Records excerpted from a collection
====================

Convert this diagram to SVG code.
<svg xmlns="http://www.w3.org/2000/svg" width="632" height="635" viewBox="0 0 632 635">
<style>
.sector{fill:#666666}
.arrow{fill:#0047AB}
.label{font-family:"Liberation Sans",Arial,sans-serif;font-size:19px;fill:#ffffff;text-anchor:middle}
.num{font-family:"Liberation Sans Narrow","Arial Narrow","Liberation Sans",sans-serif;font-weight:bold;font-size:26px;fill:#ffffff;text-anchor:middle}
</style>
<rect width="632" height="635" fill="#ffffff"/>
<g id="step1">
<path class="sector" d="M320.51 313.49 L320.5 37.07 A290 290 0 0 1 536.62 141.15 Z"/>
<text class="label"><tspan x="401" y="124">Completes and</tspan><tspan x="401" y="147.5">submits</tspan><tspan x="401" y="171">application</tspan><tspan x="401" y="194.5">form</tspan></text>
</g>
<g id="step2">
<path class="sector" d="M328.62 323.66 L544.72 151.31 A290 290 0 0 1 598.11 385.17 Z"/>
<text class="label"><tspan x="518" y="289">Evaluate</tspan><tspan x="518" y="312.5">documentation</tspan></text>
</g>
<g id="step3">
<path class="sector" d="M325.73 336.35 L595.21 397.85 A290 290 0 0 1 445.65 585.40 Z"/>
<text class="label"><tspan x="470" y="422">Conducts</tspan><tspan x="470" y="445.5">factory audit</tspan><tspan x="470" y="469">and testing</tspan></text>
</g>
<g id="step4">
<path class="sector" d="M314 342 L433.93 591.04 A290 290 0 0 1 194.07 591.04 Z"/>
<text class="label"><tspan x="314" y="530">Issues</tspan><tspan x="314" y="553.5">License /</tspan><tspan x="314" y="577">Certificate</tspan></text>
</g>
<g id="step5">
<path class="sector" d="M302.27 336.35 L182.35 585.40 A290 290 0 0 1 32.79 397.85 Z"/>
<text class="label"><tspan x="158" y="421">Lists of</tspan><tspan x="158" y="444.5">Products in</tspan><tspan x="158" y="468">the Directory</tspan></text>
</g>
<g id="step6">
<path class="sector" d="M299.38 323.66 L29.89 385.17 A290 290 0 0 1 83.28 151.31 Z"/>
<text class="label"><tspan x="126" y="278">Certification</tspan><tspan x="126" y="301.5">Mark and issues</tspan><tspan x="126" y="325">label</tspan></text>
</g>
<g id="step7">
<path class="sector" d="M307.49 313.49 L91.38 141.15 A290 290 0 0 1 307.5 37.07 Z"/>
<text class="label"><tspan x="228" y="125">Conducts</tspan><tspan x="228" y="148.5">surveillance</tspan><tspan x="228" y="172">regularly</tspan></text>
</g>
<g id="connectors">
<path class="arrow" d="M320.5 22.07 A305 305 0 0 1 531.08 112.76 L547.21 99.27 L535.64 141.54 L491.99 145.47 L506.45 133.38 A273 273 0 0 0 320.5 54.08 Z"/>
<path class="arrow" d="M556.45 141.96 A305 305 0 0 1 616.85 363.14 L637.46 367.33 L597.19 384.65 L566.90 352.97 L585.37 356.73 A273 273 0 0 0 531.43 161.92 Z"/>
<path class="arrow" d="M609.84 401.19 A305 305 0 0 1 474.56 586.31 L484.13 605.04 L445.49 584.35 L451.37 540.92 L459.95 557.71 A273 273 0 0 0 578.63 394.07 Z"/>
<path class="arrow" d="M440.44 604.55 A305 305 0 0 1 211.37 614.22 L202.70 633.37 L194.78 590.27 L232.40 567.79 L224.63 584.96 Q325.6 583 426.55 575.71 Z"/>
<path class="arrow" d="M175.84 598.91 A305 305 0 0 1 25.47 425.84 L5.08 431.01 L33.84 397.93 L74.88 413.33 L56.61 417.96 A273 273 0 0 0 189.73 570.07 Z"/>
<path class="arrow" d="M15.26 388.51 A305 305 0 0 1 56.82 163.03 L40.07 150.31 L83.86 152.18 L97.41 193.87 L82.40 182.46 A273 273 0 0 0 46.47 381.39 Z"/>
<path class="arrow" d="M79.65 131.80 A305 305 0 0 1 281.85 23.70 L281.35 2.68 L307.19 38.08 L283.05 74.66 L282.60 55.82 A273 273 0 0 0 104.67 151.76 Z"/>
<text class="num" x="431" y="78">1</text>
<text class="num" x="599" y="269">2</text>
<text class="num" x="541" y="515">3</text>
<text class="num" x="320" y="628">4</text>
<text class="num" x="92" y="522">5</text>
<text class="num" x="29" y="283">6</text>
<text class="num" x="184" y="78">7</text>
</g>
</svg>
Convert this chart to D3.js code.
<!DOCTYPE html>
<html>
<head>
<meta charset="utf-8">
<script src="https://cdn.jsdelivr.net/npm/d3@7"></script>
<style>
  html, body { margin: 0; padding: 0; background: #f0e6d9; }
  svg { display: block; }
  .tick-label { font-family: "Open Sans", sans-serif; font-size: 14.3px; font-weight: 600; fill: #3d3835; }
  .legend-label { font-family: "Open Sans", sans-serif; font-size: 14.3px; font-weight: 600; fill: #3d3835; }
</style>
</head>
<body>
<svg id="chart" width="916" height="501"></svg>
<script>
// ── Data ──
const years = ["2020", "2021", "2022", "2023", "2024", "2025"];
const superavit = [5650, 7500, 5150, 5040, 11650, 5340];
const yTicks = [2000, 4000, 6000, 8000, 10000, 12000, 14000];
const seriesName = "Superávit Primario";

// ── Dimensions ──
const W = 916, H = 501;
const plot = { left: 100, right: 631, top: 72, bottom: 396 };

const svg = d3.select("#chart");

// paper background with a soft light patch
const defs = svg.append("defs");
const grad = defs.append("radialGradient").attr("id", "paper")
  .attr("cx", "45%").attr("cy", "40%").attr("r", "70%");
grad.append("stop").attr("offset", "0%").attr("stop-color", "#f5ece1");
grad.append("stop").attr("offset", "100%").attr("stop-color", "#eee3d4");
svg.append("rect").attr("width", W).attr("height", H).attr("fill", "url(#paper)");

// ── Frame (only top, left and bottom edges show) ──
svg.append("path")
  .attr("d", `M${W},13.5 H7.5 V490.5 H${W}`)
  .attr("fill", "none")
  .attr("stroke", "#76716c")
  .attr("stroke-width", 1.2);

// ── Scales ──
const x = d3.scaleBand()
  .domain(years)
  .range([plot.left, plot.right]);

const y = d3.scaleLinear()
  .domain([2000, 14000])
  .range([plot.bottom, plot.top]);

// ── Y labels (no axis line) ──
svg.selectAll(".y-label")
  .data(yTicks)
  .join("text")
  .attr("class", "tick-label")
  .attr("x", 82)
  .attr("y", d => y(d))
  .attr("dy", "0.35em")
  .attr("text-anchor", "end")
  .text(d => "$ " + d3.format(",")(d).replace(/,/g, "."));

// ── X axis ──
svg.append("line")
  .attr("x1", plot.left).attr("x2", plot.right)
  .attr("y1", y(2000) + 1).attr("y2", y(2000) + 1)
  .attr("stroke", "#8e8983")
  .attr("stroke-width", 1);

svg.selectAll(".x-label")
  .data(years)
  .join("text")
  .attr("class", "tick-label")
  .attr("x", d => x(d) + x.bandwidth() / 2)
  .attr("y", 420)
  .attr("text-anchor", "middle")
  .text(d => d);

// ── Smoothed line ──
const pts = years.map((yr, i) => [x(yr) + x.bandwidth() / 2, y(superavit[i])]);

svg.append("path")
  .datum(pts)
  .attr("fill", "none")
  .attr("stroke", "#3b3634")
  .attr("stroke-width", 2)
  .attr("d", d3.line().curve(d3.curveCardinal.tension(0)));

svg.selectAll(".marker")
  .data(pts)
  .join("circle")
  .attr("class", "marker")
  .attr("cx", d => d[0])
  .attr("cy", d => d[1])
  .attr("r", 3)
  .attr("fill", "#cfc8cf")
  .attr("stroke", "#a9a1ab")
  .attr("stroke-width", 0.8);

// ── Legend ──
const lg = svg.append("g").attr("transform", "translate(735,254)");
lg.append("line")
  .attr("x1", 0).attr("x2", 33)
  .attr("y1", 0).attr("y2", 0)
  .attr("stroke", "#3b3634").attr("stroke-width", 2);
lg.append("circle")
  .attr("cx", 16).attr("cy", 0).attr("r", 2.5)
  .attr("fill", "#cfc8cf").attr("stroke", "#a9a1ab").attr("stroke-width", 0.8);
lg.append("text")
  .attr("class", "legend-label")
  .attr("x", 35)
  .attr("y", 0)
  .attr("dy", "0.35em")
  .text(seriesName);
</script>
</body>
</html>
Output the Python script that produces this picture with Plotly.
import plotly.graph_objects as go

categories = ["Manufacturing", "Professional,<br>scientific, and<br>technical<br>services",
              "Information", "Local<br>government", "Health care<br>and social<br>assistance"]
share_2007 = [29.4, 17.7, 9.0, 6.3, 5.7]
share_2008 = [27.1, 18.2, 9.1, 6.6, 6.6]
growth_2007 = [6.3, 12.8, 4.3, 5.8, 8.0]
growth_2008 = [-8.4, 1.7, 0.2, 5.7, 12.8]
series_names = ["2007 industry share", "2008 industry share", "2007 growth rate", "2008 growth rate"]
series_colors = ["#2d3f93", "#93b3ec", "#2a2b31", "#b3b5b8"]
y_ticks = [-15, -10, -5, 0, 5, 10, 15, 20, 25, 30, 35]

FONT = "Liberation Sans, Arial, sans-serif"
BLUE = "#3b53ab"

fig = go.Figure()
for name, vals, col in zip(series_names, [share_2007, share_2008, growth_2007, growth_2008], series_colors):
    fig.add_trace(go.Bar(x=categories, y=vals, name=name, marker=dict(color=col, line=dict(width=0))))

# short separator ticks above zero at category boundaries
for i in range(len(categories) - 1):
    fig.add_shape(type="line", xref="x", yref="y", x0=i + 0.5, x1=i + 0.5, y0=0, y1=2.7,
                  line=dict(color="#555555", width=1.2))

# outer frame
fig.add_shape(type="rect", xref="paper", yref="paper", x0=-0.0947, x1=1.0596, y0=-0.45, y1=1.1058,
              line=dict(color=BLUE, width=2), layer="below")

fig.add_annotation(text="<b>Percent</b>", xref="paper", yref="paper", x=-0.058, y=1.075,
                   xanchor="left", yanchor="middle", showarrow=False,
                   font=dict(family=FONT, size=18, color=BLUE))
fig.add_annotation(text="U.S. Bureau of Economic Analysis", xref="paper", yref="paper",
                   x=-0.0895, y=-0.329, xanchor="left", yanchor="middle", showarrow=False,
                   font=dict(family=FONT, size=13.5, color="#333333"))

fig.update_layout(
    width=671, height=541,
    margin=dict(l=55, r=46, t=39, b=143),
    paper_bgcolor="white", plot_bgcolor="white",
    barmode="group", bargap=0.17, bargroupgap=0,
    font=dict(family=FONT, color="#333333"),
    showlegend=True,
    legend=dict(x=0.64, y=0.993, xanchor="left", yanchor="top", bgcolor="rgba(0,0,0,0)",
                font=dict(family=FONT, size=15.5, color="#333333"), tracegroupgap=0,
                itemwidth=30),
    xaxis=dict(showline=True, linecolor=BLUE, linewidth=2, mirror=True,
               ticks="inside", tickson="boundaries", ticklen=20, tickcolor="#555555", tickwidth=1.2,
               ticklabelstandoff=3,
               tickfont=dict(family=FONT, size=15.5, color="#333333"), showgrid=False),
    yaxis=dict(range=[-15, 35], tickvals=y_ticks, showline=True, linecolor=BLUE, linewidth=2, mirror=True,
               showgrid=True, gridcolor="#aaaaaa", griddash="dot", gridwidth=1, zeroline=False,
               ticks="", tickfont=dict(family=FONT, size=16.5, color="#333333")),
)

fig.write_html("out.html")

====================

#### [Task prompt]
Look back at the entries above and repeat, unchanged, every line from the line holding "Output the Python" through the line holding "import plotly.graph_objects as go".

#### [Response for this exercise]
Output the Python script that produces this picture with Plotly.
import plotly.graph_objects as go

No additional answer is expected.